▶ **Task goal**:
Write out each line exactly as given. Leave the pictures out of your copy.

####################

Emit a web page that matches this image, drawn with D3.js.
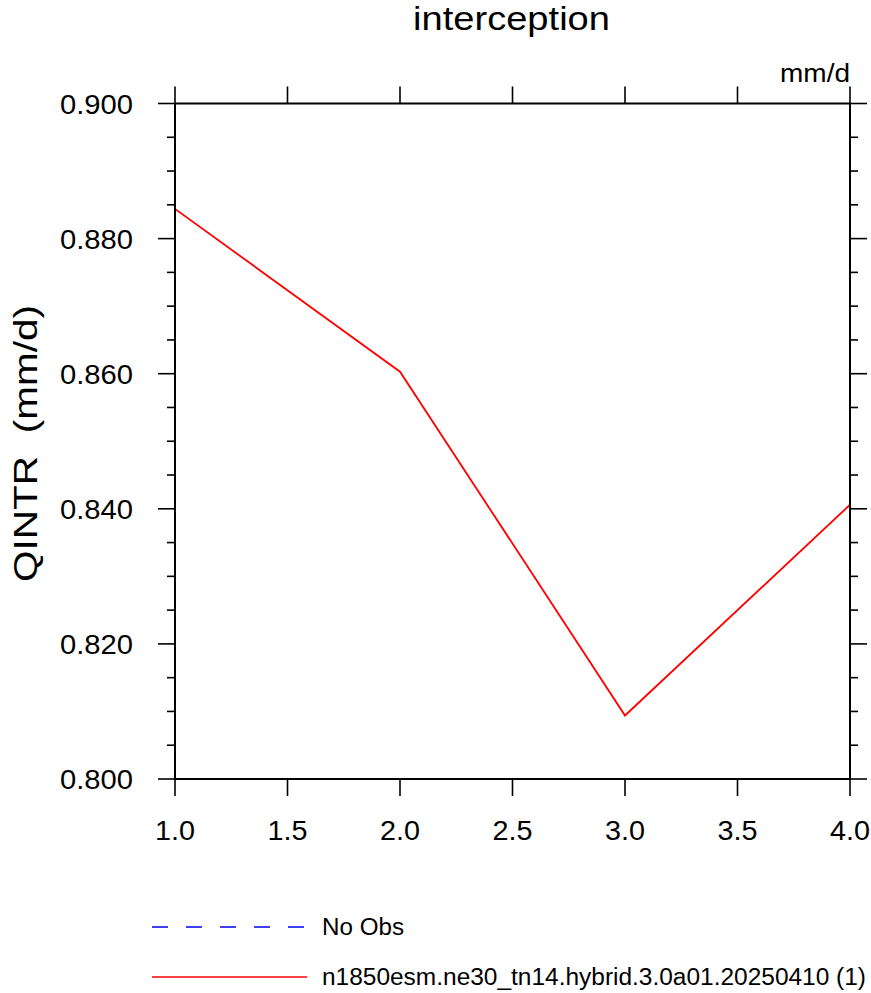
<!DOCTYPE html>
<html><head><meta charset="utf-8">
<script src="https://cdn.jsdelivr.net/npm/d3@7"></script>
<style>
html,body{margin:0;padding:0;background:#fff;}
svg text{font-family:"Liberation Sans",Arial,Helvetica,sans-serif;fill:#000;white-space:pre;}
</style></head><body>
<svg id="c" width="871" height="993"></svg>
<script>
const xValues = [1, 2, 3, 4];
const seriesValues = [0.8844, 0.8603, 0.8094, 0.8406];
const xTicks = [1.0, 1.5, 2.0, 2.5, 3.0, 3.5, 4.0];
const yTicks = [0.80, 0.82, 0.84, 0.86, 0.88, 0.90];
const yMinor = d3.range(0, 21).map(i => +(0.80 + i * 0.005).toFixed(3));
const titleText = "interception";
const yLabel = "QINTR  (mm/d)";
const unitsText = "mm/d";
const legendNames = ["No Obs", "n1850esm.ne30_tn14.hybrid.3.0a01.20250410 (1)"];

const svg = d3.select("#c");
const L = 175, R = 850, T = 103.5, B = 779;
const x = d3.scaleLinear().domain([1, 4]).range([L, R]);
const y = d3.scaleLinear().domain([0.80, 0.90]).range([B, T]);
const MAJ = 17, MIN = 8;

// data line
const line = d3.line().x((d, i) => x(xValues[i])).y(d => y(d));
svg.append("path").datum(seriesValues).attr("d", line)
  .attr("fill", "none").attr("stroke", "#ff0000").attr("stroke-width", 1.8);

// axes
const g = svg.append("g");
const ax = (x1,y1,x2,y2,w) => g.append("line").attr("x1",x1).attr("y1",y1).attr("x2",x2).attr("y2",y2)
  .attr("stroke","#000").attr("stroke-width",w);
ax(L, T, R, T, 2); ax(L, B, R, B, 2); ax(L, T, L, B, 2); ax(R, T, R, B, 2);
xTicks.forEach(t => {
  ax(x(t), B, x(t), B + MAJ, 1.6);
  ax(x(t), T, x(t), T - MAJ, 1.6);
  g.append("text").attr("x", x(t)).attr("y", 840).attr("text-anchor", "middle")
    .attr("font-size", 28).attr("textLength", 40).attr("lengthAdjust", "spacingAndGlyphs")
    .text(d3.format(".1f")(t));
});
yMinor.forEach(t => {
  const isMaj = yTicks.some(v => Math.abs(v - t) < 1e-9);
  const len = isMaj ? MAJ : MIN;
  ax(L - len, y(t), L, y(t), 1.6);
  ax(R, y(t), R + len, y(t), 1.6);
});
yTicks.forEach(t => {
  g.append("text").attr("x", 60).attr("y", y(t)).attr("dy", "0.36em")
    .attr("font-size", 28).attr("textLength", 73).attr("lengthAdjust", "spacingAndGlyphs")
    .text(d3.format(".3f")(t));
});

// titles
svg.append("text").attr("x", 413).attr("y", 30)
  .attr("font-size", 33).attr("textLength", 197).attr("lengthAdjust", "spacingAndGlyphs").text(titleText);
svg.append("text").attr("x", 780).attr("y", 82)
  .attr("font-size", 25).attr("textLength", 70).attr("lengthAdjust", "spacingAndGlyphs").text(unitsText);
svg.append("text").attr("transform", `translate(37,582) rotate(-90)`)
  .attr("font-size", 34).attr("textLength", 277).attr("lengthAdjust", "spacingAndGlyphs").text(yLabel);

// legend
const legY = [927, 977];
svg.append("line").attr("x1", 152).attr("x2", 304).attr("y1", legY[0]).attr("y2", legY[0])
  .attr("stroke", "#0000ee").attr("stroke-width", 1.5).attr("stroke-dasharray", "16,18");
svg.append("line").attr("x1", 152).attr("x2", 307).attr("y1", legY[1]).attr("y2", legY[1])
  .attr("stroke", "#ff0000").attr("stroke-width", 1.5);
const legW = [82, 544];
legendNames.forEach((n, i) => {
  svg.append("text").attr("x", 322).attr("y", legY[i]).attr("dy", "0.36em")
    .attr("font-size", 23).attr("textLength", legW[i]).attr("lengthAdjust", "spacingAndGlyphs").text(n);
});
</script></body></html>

####################

▶ **Output below**:
Emit a web page that matches this image, drawn with D3.js.
<!DOCTYPE html>
<html><head><meta charset="utf-8">
<script src="https://cdn.jsdelivr.net/npm/d3@7"></script>
<style>
html,body{margin:0;padding:0;background:#fff;}
svg text{font-family:"Liberation Sans",Arial,Helvetica,sans-serif;fill:#000;white-space:pre;}
</style></head><body>
<svg id="c" width="871" height="993"></svg>
<script>
const xValues = [1, 2, 3, 4];
const seriesValues = [0.8844, 0.8603, 0.8094, 0.8406];
const xTicks = [1.0, 1.5, 2.0, 2.5, 3.0, 3.5, 4.0];
const yTicks = [0.80, 0.82, 0.84, 0.86, 0.88, 0.90];
const yMinor = d3.range(0, 21).map(i => +(0.80 + i * 0.005).toFixed(3));
const titleText = "interception";
const yLabel = "QINTR  (mm/d)";
const unitsText = "mm/d";
const legendNames = ["No Obs", "n1850esm.ne30_tn14.hybrid.3.0a01.20250410 (1)"];

const svg = d3.select("#c");
const L = 175, R = 850, T = 103.5, B = 779;
const x = d3.scaleLinear().domain([1, 4]).range([L, R]);
const y = d3.scaleLinear().domain([0.80, 0.90]).range([B, T]);
const MAJ = 17, MIN = 8;

// data line
const line = d3.line().x((d, i) => x(xValues[i])).y(d => y(d));
svg.append("path").datum(seriesValues).attr("d", line)
  .attr("fill", "none").attr("stroke", "#ff0000").attr("stroke-width", 1.8);

// axes
const g = svg.append("g");
const ax = (x1,y1,x2,y2,w) => g.append("line").attr("x1",x1).attr("y1",y1).attr("x2",x2).attr("y2",y2)
  .attr("stroke","#000").attr("stroke-width",w);
ax(L, T, R, T, 2); ax(L, B, R, B, 2); ax(L, T, L, B, 2); ax(R, T, R, B, 2);
xTicks.forEach(t => {
  ax(x(t), B, x(t), B + MAJ, 1.6);
  ax(x(t), T, x(t), T - MAJ, 1.6);
  g.append("text").attr("x", x(t)).attr("y", 840).attr("text-anchor", "middle")
    .attr("font-size", 28).attr("textLength", 40).attr("lengthAdjust", "spacingAndGlyphs")
    .text(d3.format(".1f")(t));
});
yMinor.forEach(t => {
  const isMaj = yTicks.some(v => Math.abs(v - t) < 1e-9);
  const len = isMaj ? MAJ : MIN;
  ax(L - len, y(t), L, y(t), 1.6);
  ax(R, y(t), R + len, y(t), 1.6);
});
yTicks.forEach(t => {
  g.append("text").attr("x", 60).attr("y", y(t)).attr("dy", "0.36em")
    .attr("font-size", 28).attr("textLength", 73).attr("lengthAdjust", "spacingAndGlyphs")
    .text(d3.format(".3f")(t));
});

// titles
svg.append("text").attr("x", 413).attr("y", 30)
  .attr("font-size", 33).attr("textLength", 197).attr("lengthAdjust", "spacingAndGlyphs").text(titleText);
svg.append("text").attr("x", 780).attr("y", 82)
  .attr("font-size", 25).attr("textLength", 70).attr("lengthAdjust", "spacingAndGlyphs").text(unitsText);
svg.append("text").attr("transform", `translate(37,582) rotate(-90)`)
  .attr("font-size", 34).attr("textLength", 277).attr("lengthAdjust", "spacingAndGlyphs").text(yLabel);

// legend
const legY = [927, 977];
svg.append("line").attr("x1", 152).attr("x2", 304).attr("y1", legY[0]).attr("y2", legY[0])
  .attr("stroke", "#0000ee").attr("stroke-width", 1.5).attr("stroke-dasharray", "16,18");
svg.append("line").attr("x1", 152).attr("x2", 307).attr("y1", legY[1]).attr("y2", legY[1])
  .attr("stroke", "#ff0000").attr("stroke-width", 1.5);
const legW = [82, 544];
legendNames.forEach((n, i) => {
  svg.append("text").attr("x", 322).attr("y", legY[i]).attr("dy", "0.36em")
    .attr("font-size", 23).attr("textLength", legW[i]).attr("lengthAdjust", "spacingAndGlyphs").text(n);
});
</script></body></html>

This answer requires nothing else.